Only the lines from the start of the data through the line with "61.9, 58.0, 52.5];" belong in the copy. Restate them word for word, minus the pictures.

━━━ DATA SHOWN ━━━

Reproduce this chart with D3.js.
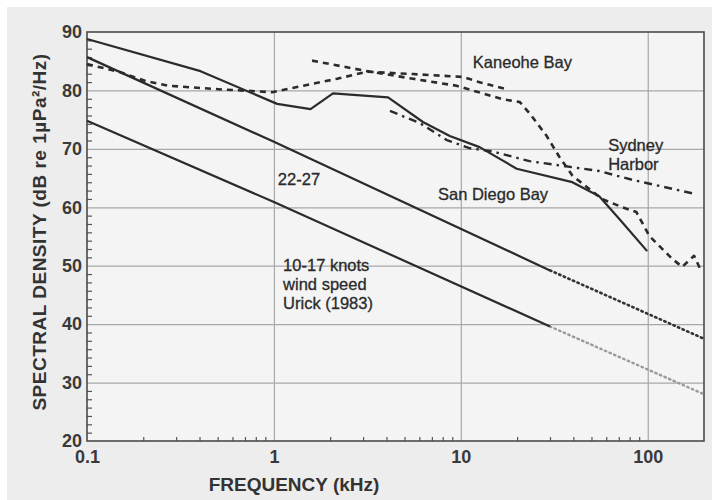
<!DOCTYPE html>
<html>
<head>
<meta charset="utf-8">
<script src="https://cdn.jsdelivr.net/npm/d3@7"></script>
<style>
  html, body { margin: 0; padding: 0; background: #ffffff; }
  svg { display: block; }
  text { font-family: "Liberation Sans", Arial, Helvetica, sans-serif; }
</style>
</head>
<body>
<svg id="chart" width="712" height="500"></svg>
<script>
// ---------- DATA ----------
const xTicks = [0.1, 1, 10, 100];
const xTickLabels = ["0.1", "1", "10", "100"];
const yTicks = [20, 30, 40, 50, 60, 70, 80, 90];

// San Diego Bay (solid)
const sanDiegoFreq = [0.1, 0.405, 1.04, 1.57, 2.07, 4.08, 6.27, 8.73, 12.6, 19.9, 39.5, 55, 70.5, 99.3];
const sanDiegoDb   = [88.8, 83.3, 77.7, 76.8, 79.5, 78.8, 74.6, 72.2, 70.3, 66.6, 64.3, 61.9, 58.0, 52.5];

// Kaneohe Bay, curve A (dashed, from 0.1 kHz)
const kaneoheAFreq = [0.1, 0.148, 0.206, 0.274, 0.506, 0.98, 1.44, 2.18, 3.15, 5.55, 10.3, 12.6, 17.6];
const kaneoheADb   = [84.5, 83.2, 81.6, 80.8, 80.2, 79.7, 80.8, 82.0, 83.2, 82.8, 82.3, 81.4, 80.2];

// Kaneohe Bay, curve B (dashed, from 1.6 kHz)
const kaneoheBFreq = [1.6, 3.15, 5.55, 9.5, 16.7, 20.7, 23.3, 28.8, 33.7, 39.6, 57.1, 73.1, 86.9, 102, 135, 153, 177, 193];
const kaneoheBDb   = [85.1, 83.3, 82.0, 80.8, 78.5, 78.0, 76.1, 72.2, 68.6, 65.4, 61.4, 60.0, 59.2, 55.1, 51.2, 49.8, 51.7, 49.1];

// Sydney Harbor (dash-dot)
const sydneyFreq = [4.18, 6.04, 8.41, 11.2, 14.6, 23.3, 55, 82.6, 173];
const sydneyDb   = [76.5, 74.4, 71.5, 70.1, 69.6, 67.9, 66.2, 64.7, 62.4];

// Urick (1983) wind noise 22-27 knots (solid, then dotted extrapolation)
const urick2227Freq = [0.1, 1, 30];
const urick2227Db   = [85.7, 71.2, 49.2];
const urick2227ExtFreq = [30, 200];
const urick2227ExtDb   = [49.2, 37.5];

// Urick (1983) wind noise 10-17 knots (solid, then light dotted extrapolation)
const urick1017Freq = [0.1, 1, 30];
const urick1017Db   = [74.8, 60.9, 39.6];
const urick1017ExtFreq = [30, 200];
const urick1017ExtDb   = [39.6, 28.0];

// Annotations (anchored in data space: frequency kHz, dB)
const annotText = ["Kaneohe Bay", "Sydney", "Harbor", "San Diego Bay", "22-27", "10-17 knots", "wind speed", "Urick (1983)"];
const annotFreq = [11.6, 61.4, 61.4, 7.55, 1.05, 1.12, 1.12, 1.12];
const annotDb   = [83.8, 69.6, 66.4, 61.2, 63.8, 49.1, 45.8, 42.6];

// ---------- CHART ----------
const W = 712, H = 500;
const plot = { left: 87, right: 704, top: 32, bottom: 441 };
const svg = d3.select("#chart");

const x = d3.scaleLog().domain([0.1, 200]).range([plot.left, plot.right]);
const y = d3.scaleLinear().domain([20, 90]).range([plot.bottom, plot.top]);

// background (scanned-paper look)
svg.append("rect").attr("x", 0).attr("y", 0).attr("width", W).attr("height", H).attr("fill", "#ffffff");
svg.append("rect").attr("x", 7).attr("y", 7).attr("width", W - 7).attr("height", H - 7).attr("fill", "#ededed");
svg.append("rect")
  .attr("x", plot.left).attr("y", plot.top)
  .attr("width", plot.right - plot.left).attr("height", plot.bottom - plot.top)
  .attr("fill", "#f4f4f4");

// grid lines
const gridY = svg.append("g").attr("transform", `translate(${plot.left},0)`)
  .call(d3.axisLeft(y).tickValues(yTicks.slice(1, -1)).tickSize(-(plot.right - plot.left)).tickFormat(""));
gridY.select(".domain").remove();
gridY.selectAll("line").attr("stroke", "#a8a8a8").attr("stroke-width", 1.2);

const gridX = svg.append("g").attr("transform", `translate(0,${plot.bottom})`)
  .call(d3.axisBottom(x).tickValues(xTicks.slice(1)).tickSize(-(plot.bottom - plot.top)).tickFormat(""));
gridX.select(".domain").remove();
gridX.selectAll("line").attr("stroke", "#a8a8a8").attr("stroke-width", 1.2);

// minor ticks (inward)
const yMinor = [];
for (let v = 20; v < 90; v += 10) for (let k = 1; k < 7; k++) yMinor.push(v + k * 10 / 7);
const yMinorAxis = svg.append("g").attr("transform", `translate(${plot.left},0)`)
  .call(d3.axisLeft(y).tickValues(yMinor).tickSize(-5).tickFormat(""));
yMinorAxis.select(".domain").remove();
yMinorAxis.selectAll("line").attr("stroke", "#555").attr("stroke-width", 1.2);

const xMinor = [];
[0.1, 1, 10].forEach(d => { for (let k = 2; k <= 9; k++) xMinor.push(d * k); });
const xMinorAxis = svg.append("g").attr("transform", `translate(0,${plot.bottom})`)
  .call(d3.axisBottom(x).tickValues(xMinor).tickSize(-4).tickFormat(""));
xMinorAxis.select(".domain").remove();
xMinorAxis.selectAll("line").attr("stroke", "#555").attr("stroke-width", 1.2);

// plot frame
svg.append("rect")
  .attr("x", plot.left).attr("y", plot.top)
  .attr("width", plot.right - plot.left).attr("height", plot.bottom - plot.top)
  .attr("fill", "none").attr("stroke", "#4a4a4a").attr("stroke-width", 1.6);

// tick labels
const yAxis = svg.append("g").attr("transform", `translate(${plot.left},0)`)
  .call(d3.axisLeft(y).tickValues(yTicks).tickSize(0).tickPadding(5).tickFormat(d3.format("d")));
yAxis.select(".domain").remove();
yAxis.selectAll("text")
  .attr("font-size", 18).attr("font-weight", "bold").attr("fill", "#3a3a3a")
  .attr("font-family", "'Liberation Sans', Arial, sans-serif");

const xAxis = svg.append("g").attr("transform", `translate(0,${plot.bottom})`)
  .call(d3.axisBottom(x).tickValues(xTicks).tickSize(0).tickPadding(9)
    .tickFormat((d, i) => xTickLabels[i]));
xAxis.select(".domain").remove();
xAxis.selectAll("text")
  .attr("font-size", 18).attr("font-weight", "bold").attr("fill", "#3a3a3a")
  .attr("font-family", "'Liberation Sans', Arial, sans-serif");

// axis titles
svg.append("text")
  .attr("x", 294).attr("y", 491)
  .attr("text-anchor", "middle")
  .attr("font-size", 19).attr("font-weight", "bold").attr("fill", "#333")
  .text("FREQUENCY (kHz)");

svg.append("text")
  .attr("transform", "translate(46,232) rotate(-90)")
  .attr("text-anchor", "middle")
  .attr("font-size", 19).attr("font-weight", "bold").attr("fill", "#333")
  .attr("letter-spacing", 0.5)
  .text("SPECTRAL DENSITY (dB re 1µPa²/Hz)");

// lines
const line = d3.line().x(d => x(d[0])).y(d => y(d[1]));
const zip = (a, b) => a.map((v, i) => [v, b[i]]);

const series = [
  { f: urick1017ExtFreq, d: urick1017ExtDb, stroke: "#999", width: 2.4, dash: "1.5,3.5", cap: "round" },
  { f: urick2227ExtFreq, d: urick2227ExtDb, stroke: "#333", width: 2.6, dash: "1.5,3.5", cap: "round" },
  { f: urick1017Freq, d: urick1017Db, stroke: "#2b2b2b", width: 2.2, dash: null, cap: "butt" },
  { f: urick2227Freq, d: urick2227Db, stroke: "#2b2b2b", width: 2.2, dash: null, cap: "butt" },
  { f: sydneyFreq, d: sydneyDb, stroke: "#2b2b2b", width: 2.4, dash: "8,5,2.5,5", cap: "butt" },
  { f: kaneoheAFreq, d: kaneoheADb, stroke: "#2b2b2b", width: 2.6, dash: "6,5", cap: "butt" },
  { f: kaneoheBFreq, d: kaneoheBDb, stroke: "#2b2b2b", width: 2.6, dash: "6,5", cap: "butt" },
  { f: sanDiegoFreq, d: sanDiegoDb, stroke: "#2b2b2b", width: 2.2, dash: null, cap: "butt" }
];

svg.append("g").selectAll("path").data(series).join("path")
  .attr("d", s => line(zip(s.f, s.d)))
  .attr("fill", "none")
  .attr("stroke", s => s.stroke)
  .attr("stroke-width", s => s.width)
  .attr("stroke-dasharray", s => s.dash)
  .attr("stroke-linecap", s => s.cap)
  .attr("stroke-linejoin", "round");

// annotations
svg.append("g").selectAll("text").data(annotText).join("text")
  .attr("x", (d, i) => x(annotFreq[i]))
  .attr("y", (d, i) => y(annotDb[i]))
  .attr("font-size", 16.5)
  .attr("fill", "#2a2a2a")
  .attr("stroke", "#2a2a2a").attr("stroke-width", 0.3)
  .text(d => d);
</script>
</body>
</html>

━━━

▶ **TASK ANSWER**
Reproduce this chart with D3.js.
<!DOCTYPE html>
<html>
<head>
<meta charset="utf-8">
<script src="https://cdn.jsdelivr.net/npm/d3@7"></script>
<style>
  html, body { margin: 0; padding: 0; background: #ffffff; }
  svg { display: block; }
  text { font-family: "Liberation Sans", Arial, Helvetica, sans-serif; }
</style>
</head>
<body>
<svg id="chart" width="712" height="500"></svg>
<script>
// ---------- DATA ----------
const xTicks = [0.1, 1, 10, 100];
const xTickLabels = ["0.1", "1", "10", "100"];
const yTicks = [20, 30, 40, 50, 60, 70, 80, 90];

// San Diego Bay (solid)
const sanDiegoFreq = [0.1, 0.405, 1.04, 1.57, 2.07, 4.08, 6.27, 8.73, 12.6, 19.9, 39.5, 55, 70.5, 99.3];
const sanDiegoDb   = [88.8, 83.3, 77.7, 76.8, 79.5, 78.8, 74.6, 72.2, 70.3, 66.6, 64.3, 61.9, 58.0, 52.5];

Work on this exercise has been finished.